ひとさまざまと言いますから、一つのモノの使い勝手もさまざまでしょう。
あれ、これは昨日と同じではないかと思われる方は、ありがたい読者です。
標題だけをガラっと変えての実験です。
実は昨日までは、タイトルと画像のみを入れ替えて、本文は昨日とまったく同文にしてみようかと考えていました。
しかし、それではいくらなんでも読んでくださる方をバカにしたような所業になりますので、同じことでも話は替えておこうと、気が変わったところです。
さて、モノの使い勝手でいちばん違いのはっきりしているのは、右ひだりです。
左利き向きのはさみも、はじめに知ったときは、こんなものもあるのか、さすが銀座の I 屋と感心しましたが、いまではもう当たり前になりました。
ここで「ひだり」をなぜ「かな」で書いたか、「右左」と書いたのでは、読み方に疑問を持つ人が、近ごろ現れるようになったからです。
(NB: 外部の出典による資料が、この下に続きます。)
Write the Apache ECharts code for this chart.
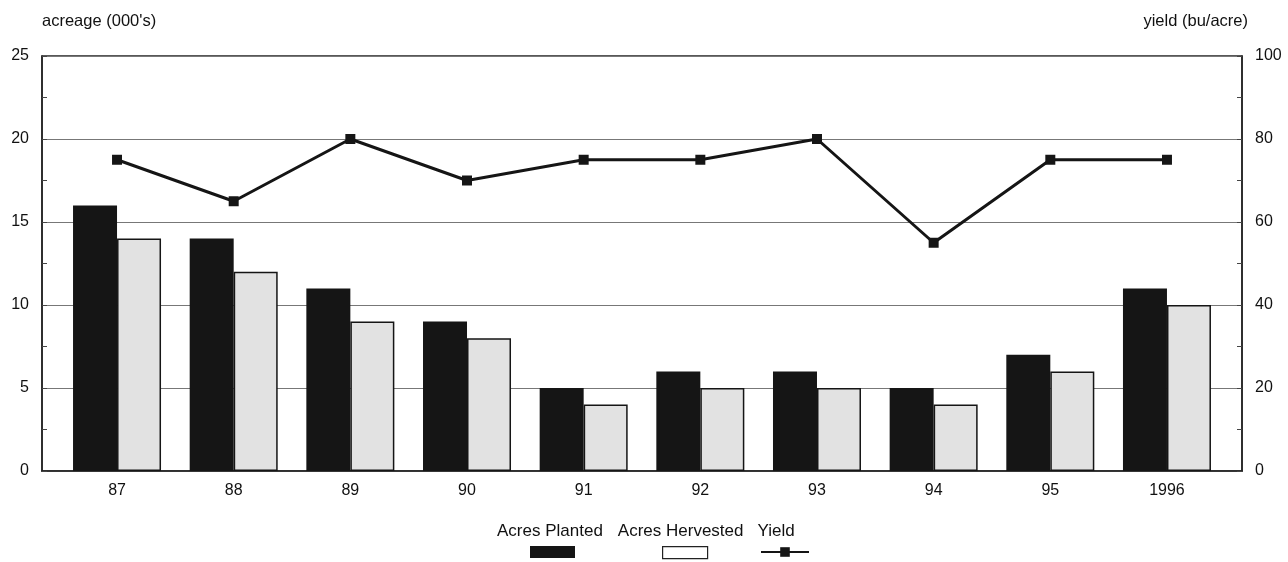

そういう人は、文章の流れから「みぎひだり」と読むことをせずに、右左の文字だけをにらんで「何と読むのですか」と、すぐに尋ねます。
「ウッソウ」と読むかもしれません。
右ひだりは利き手のことですが、「きき手」が使う手の選別ではなく「聞き手」になると、それにも上手か下手かが出てきます。
ここでもまた、上手下手と書くと「かみてしもて」と間違いやすいので「上手か下手か」とわざわざ字を増やしてしまいます。
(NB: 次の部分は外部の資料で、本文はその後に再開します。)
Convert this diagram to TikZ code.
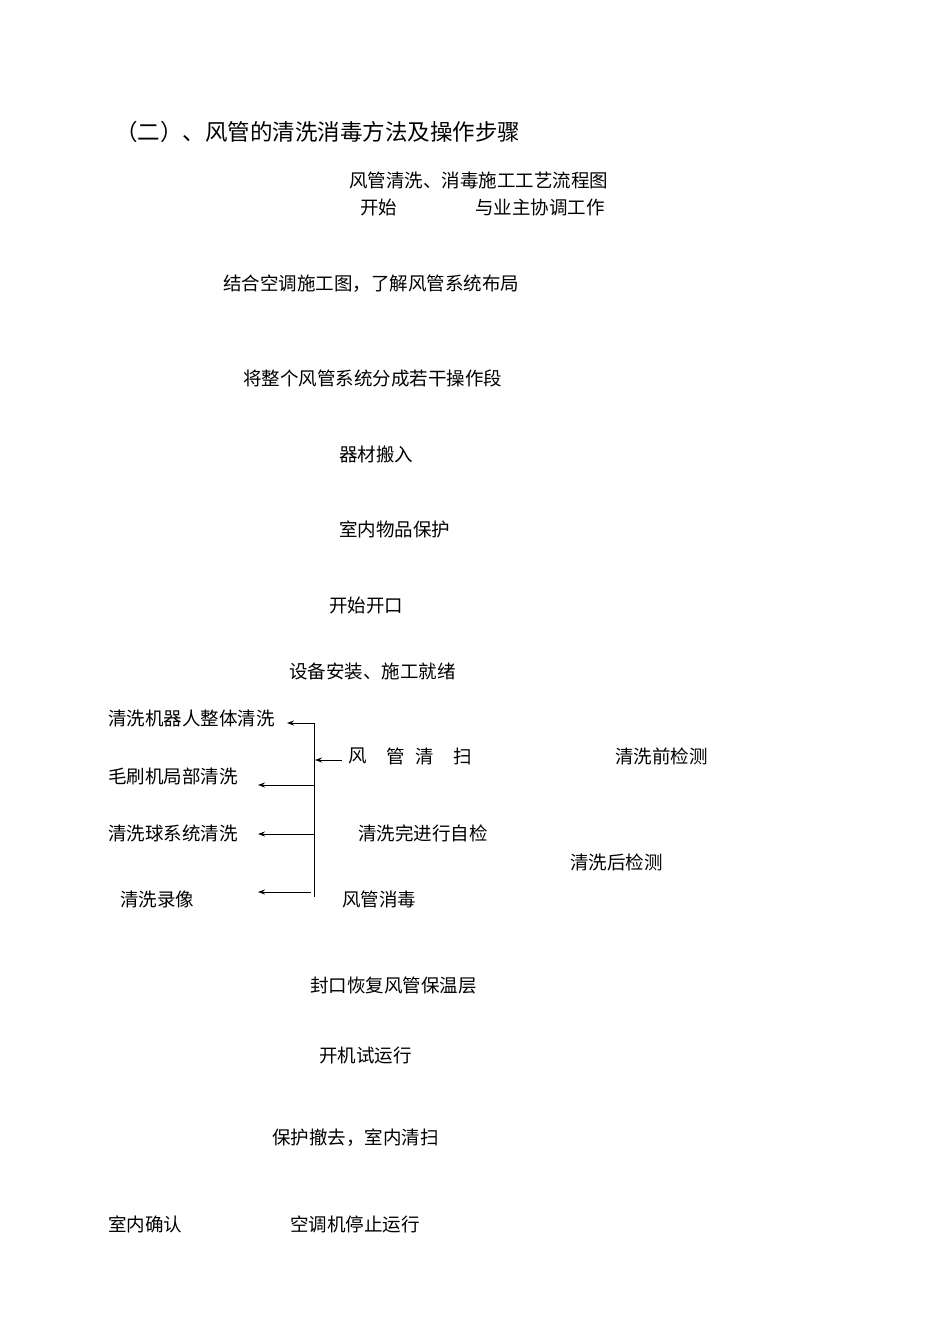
\documentclass[tikz,border=0pt]{standalone}
\usepackage{fontspec}
\usetikzlibrary{arrows.meta}
\setmainfont{Noto Sans CJK SC}
\begin{document}
\begin{tikzpicture}[x=1pt,y=-1pt,
  t/.style={anchor=west,inner sep=0pt,font=\fontsize{18.5}{20}\selectfont},
  ar/.style={-{Stealth[length=7pt,width=5pt]},line width=1pt}]
\useasboundingbox (0,0) rectangle (950,1344);
\node[t,font=\fontsize{22.5}{24}\selectfont] (title) at (115,132) {（二）、风管的清洗消毒方法及操作步骤};
\node[t] (h) at (349,180) {风管清洗、消毒施工工艺流程图};
\node[t] (a1) at (360,207) {开始};
\node[t] (a2) at (475,207) {与业主协调工作};
\node[t] (b) at (223,284) {结合空调施工图，了解风管系统布局};
\node[t] (c) at (243,378) {将整个风管系统分成若干操作段};
\node[t] (d) at (339,454) {器材搬入};
\node[t] (e) at (339,529) {室内物品保护};
\node[t] (f) at (329,605) {开始开口};
\node[t] (g) at (289,671) {设备安装、施工就绪};
\node[t] (l1) at (108,718) {清洗机器人整体清洗};
\node[t] (w1) at (348,756) {风};
\node[t] (w2) at (386,756) {管};
\node[t] (w3) at (415,756) {清};
\node[t] (w4) at (453,756) {扫};
\node[t] (p1) at (615,756) {清洗前检测};
\node[t] (l2) at (108,776) {毛刷机局部清洗};
\node[t] (l3) at (108,833) {清洗球系统清洗};
\node[t] (s) at (358,833) {清洗完进行自检};
\node[t] (p2) at (570,862) {清洗后检测};
\node[t] (l4) at (120,899) {清洗录像};
\node[t] (m) at (342,899) {风管消毒};
\node[t] (n) at (310,986) {封口恢复风管保温层};
\node[t] (o) at (319,1055) {开机试运行};
\node[t] (q) at (272,1138) {保护撤去，室内清扫};
\node[t] (r1) at (108,1224) {室内确认};
\node[t] (r2) at (290,1224) {空调机停止运行};
\coordinate (top) at (314,723);
\coordinate (bot) at (314,897);
\draw[line width=1pt] (top) -- (bot);
\draw[ar] (top) -- (287,723);
\draw[ar] (w1.west) ++(-6,4) -- (315,760);
\draw[ar] (314,785) -- (258,785);
\draw[ar] (314,834) -- (258,834);
\draw[ar] (311,892) -- (258,892);
\end{tikzpicture}
\end{document}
きりがなさそうなひどい脱線を続けて、こんな説明をなぜ書いているか、それは、よくある「取扱説明書」から受ける感じに似せてみたからです。
取扱説明書には、ほとんどの人が読みそうにない、言い訳座頭の紹介文もどきのことが、くどくどと書かれています。
実物本体のほうには、電池ケースのふたがこじあけないと開かなかったり、頻繁に切り換えるスイッチの支え部分の肉厚が足りずに欠け落ちてしまったり、ろくでもないものが多いのです。
そういう設計には、肝心な使う目で見たチェックが入っていないのでしょう。
恰好がついていればそれでよいという審査しかされていないのです。
こういうモノがなぜたくさん出回るのか、もちろん安いからです。
壊れたら買う、買わせるには壊れやすく作られます。
使いにくければほかのモノを買う、買わせるには使いやすさよりも作りやすさで考えて設計されます。
変なものも、買ったところにわざわざ持ち込んでどうしてくれるかとは言いません。
安いから仕方がないと、先に思ってしまいます。
いい加減なものは、こうしてだんだん増えていきます。
豊かな生活感とはいろいろあるものから好きなものを選べて、買って合わなければまたどんどん買える、そういう暮らしなのだと、錯覚する人が増えれば、それにつれて景気は上に向くでしょう。
景気とは、言わば浮かれ気分、およそいい加減なものなのです。